In C&L Mair v Mike Dewis Farm Systems Ltd, the Court of Session in Scotland considered whether a contingent loss would trigger the five-year period, i.e. a loss which had not yet occurred and which may or may not be suffered in the future. In that case, a slurry tank had been installed to sit on a large area of level ground on a farm in 2011, beyond which was an embankment. A circle slip of the embankment then occurred more than five years later, causing the ground at the base of the tank to move and requiring the tank to be demolished and rebuilt. The question was whether the five-year period had started on the point of expenditure and therefore whether it had expired.
The claimant argued that there was no loss until the landslip occurred as it was not inevitable that there would be a landslip. The defender argued for a strict application of Gordon's Trustees, i.e., that the wasted expenditure was sufficient to trigger the five-year period because the slurry tank eventually failed to achieve its purpose.
The hearing was conducted on the assumption that, while there was a risk of a slip, it was not inevitable. Taking that into account, Lord Braid determined that the loss was purely contingent until the slip did in fact occur; and until then, it could not be said that the claimant had sustained any loss. Therefore, the action had been raised in time.
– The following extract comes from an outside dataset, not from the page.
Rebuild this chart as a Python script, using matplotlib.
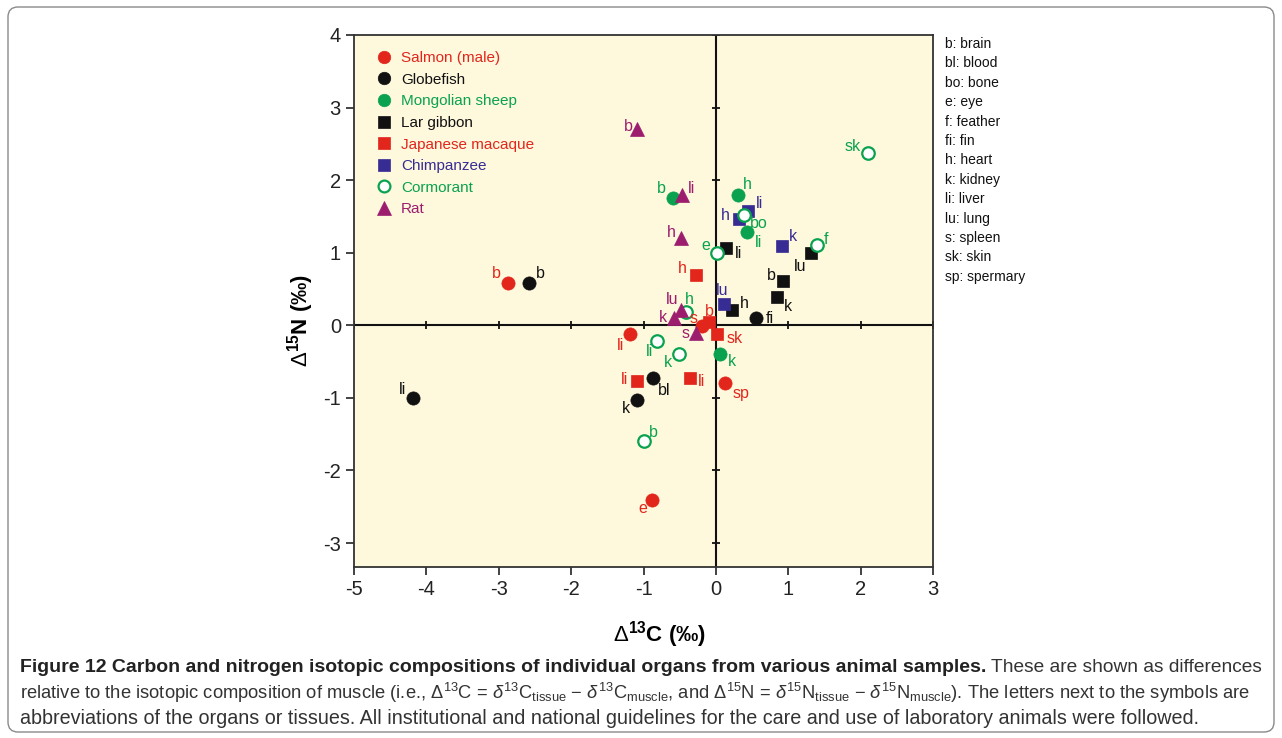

The court treads a careful path on "inevitability" in the judgment. Lord Braid noted that, in terms of Kennedy v Royal Bank of Scotland, "where loss is inevitable, as a matter of law, in almost all cases, loss will have already occurred"; which suggests that there may be a small category of cases where even future inevitable loss does not amount to loss. It must follow that where loss is contingent on an uncertain future event (or is not inevitable), it has not already occurred.
Ultimately, as his Lordship states in terms, each case will turn on its own facts. Gordon's Trustees allows for the possibility where incurring expenditure may not amount to loss for the purposes of triggering the five-year prescriptive period. For instance, where a potential claimant has suffered no more than a risk of a future loss.
C&L Mair can certainly be appreciated for Lord Braid's efforts to produce a result that most would regard as fair to claimants, but we envisage continuing arguments for defenders based on the principles in Midlothian and the post-Morrison interpretation of prescription. In C&L Mair, for example, the breach of duty might have been to design and install a slurry tank that was vulnerable to that kind of failure in the embankment. On that rationale, if the farmer had been told before the damage occurred that he had a possible problem, he could have viewed the slurry tank as defective. So the question for the court would be whether the slurry tank's installation was defective from the start and, therefore, was the installation cost in itself a "loss"? Defenders would most probably seek to argue that it was.
Parties pursuing claims will remain well-advised to seek early advice on whether and when protective proceedings might need to be raised in order to preserve any potential damages claim. On the other hand, professionals and their insurers will no doubt remain mindful of investigating whether expenditure by a claimant could have triggered the prescriptive period at an early stage and whether a claim might have prescribed as a result (but bearing in mind the additional elements for delaying the five-year period introduced by the Prescription (Scotland) Act from 1 June 2018).